INDIANAPOLIS — All five first-team All-Big Ten men’s basketball players this year are sophomores.
Only four of the 28 league players who averaged 10 or more points this season are seniors.
Just one of the league’s top 10 players in assists per game is a senior.
Michigan State, which was 15-3 in winning the conference, presumably returns its top two scorers next season.
None of the players Michigan started in its 73-45 mauling of Iowa Thursday at the Big Ten Tournament was a senior. Three were freshmen.
So, how do the Hawkeyes climb out of their 10th-place crevice? How do they rise above where they’ve been in the first two years of the Todd Lickliter era, which is 11-25 in the Big Ten, let alone make their way to the NCAA tournament?
The immediate answer given by the outside world: Bring in better players. But if bulky 6-foot-8 Brennan Cougill of Sioux City, 6-4 Eric May of Dubuque, and perhaps a recruit to be named later don’t provide instant improvement, whither the Hawkeyes of 2009-10?
This was a better team than last season, for sure, but that isn’t saying a great deal. With proven good underclassmen spread liberally across the conference, how do Iowa’s fortunes significantly rise anytime soon?
The one-sided nature of Thursday’s debacle leaves a bad taste and alters perspective. But when the No.7 seed in a league tourney overwhelms you that easily, the season ends with soul-searching and shoring up to consider.
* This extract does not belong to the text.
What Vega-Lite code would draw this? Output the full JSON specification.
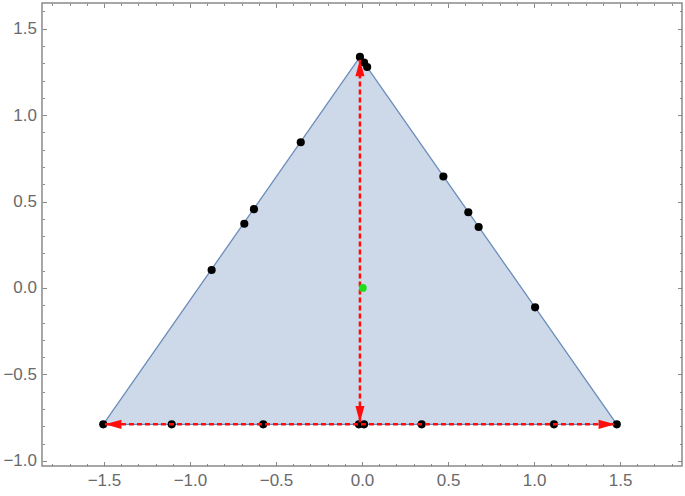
{
  "$schema": "https://vega.github.io/schema/vega-lite/v6.json",
  "autosize": "none",
  "width": 640,
  "height": 463,
  "padding": {"left": 42, "top": 3, "right": 3, "bottom": 30},
  "config": {
    "view": {"stroke": "#8a8a8a", "strokeWidth": 1.5},
    "axis": {
      "grid": false,
      "domain": false,
      "title": null,
      "tickColor": "#8a8a8a",
      "tickWidth": 1,
      "labelFont": "Liberation Sans",
      "labelFontSize": 17,
      "labelColor": "#6a6a6a",
      "labelFlush": false,
      "labelOverlap": false,
      "format": ".1f"
    }
  },
  "resolve": {"axis": {"x": "independent", "y": "independent"}},
  "layer": [
    {
      "data": {"values": [
        {"x": -1.504, "top": -0.789, "base": -0.789},
        {"x": -0.012, "top": 1.337, "base": -0.789},
        {"x": 1.481, "top": -0.789, "base": -0.789}
      ]},
      "mark": {"type": "area", "fill": "#cdd9e8", "stroke": "#6b8cba", "strokeWidth": 1.3},
      "encoding": {
        "x": {"field": "x", "type": "quantitative",
          "scale": {"domain": [-1.86, 1.86], "nice": false, "zero": false},
          "axis": {"orient": "bottom", "values": [-1.5, -1, -0.5, 0, 0.5, 1, 1.5], "tickSize": -4.5, "labelPadding": 11}},
        "y": {"field": "top", "type": "quantitative",
          "scale": {"domain": [-1.03, 1.649], "nice": false, "zero": false},
          "axis": {"orient": "left", "values": [-1, -0.5, 0, 0.5, 1, 1.5], "tickSize": -4.5, "labelPadding": 10}},
        "y2": {"field": "base"}
      }
    },
    {
      "data": {"values": [
        {"x": -0.012, "y": 1.337}, {"x": 0.012, "y": 1.305}, {"x": 0.030, "y": 1.279},
        {"x": -0.356, "y": 0.843}, {"x": -0.628, "y": 0.456}, {"x": -0.684, "y": 0.372}, {"x": -0.874, "y": 0.104},
        {"x": 0.473, "y": 0.645}, {"x": 0.618, "y": 0.438}, {"x": 0.678, "y": 0.353}, {"x": 1.006, "y": -0.112},
        {"x": -1.504, "y": -0.789}, {"x": -1.106, "y": -0.789}, {"x": -0.574, "y": -0.789},
        {"x": -0.018, "y": -0.789}, {"x": 0.012, "y": -0.789}, {"x": 0.347, "y": -0.789},
        {"x": 1.116, "y": -0.789}, {"x": 1.481, "y": -0.789}
      ]},
      "mark": {"type": "point", "filled": true, "color": "#000000", "opacity": 1, "size": 66},
      "encoding": {
        "x": {"field": "x", "type": "quantitative",
          "scale": {"domain": [-1.86, 1.86], "nice": false, "zero": false},
          "axis": {"orient": "bottom", "labels": false, "tickSize": -2.5,
            "values": [-1.8, -1.7, -1.6, -1.4, -1.3, -1.2, -1.1, -0.9, -0.8, -0.7, -0.6, -0.4, -0.3, -0.2, -0.1, 0.1, 0.2, 0.3, 0.4, 0.6, 0.7, 0.8, 0.9, 1.1, 1.2, 1.3, 1.4, 1.6, 1.7, 1.8]}},
        "y": {"field": "y", "type": "quantitative",
          "scale": {"domain": [-1.03, 1.649], "nice": false, "zero": false},
          "axis": {"orient": "left", "labels": false, "tickSize": -2.5,
            "values": [-0.9, -0.8, -0.7, -0.6, -0.4, -0.3, -0.2, -0.1, 0.1, 0.2, 0.3, 0.4, 0.6, 0.7, 0.8, 0.9, 1.1, 1.2, 1.3, 1.4, 1.6]}}
      }
    },
    {
      "data": {"values": [
        {"x": -1.494, "y": -0.789, "x2": 1.471, "y2": -0.789},
        {"x": -0.012, "y": -0.778, "x2": -0.012, "y2": 1.32}
      ]},
      "mark": {"type": "rule", "color": "#ff0d0d", "strokeWidth": 2.5, "strokeDash": [5, 3]},
      "encoding": {
        "x": {"field": "x", "type": "quantitative",
          "scale": {"domain": [-1.86, 1.86], "nice": false, "zero": false},
          "axis": {"orient": "top", "labels": false, "tickSize": -4.5, "values": [-1.5, -1, -0.5, 0, 0.5, 1, 1.5]}},
        "x2": {"field": "x2"},
        "y": {"field": "y", "type": "quantitative",
          "scale": {"domain": [-1.03, 1.649], "nice": false, "zero": false},
          "axis": {"orient": "right", "labels": false, "tickSize": -4.5, "values": [-1, -0.5, 0, 0.5, 1, 1.5]}},
        "y2": {"field": "y2"}
      }
    },
    {
      "data": {"values": [
        {"x": -1.494, "y": -0.789, "dir": "left"},
        {"x": 1.471, "y": -0.789, "dir": "right"},
        {"x": -0.012, "y": 1.32, "dir": "up"},
        {"x": -0.012, "y": -0.778, "dir": "down"}
      ]},
      "mark": {"type": "point", "filled": true, "color": "#ff0d0d", "opacity": 1, "size": 272},
      "encoding": {
        "x": {"field": "x", "type": "quantitative",
          "scale": {"domain": [-1.86, 1.86], "nice": false, "zero": false},
          "axis": {"orient": "top", "labels": false, "tickSize": -2.5,
            "values": [-1.8, -1.7, -1.6, -1.4, -1.3, -1.2, -1.1, -0.9, -0.8, -0.7, -0.6, -0.4, -0.3, -0.2, -0.1, 0.1, 0.2, 0.3, 0.4, 0.6, 0.7, 0.8, 0.9, 1.1, 1.2, 1.3, 1.4, 1.6, 1.7, 1.8]}},
        "y": {"field": "y", "type": "quantitative",
          "scale": {"domain": [-1.03, 1.649], "nice": false, "zero": false},
          "axis": {"orient": "right", "labels": false, "tickSize": -2.5,
            "values": [-0.9, -0.8, -0.7, -0.6, -0.4, -0.3, -0.2, -0.1, 0.1, 0.2, 0.3, 0.4, 0.6, 0.7, 0.8, 0.9, 1.1, 1.2, 1.3, 1.4, 1.6]}},
        "shape": {"field": "dir", "type": "nominal", "legend": null,
          "scale": {"domain": ["left", "right", "up", "down"],
            "range": ["M0,0L2,-0.55L2,0.55Z", "M0,0L-2,-0.55L-2,0.55Z", "M0,0L-0.55,2L0.55,2Z", "M0,0L-0.55,-2L0.55,-2Z"]}}
      }
    },
    {
      "data": {"values": [{"x": 0.005, "y": 0.0}]},
      "mark": {"type": "point", "filled": true, "color": "#1fdc1f", "opacity": 1, "size": 60},
      "encoding": {
        "x": {"field": "x", "type": "quantitative",
          "scale": {"domain": [-1.86, 1.86], "nice": false, "zero": false}, "axis": null},
        "y": {"field": "y", "type": "quantitative",
          "scale": {"domain": [-1.03, 1.649], "nice": false, "zero": false}, "axis": null}
      }
    }
  ]
}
“We’ve made progress,” Lickliter said after his team played like it was ready to proceed directly to spring break. “And you’re never satisfied until you’ve reached your goals. And there’s a lot of contributing factors to getting a program to a championship level. And we’re working diligently within the program to make those things happen.
“I told the guys today, afterward, that they had fought hard almost all year. And that’s a big step.
“I think they’ve laid a foundation, and if you’re not winning, then you sure better be getting ready to win. So much of that is approach. So much of that is competitive spirit, as wanting to be coached. Personnel. Things of that nature.”
The personnel part of the equation is the elephant in the room. First, Iowa really needs to keep the key parts with eligibility remaining. There can be no Tony Freeman-type departure this year. We heard him say it this week, but it wouldn’t hurt to have Jake Kelly repeat he’s staying put every week for the next six months.
Then, someone’s got to come in and help Jarryd Cole right away in the low post. But who? Iowa’s coaches clearly have no faith in senior-to-be David Palmer, who went from never playing to scoring 40 points in a two-game midseason stretch, to not even getting on the court Thursday in a 28-point loss.
Cougill? That’s asking a lot of a freshman. A late junior college signee? Maybe Lickliter can hold open tryouts this autumn for big men on campus.
If 6-8 junior DeShawn Sims can trash the Hawkeyes the way he did in easily totaling 27 points Thursday, what’s to stop the Wolverine from a similar encore or two next season?
Iowa is one of just two Big Ten teams that won’t be in postseason play next week. It’s one of two teams that not only didn’t win three conference road games, it won none. That isn’t a small step to clear, it’s a genuine hurdle.
“These guys,” Lickliter said, “have established a real good approach, a competitive approach. Are we where we need to be? No. We need to improve on that. But we’ve got an off-season to work on it and a recruit or two coming in, and some growth.”
That doesn’t give one goose bumps, does it? Don’t expect a stampede on ’09-10 season-tickets when Iowa’s box office opens this morning.
Patience remains a virtue the Hawkeyes’ athletics department hopes its fans continue to cultivate. But if you hear a buzz this summer in Iowa, it will either be for Iowa football, or from locusts.
All Lickliter can do is tell the truth as he sees it, and hope his program’s fans can see what he’s seeing. Hawkeye fans, meanwhile, hope his beliefs are based in reality.
“If you look at the guys who returned,” Lickliter said, “Jake Kelly, Jarryd Cole when he was healthy, Jeff Peterson, Cyrus Tate — those guys that returned that were contributing, you know, to me they were better within our system. They were better players.
“And so we think that it will continue to evolve that way, and not because we want it to or hope it does, but because they make it happen.
“So all we can do is control the things that we can control: the way we approach the game, the way we teach it, the personnel we recruit.”
Ah yes, again with the personnel.
Again, all five all-league players are sophomores. Have a nice off-season, Hawkeye fans.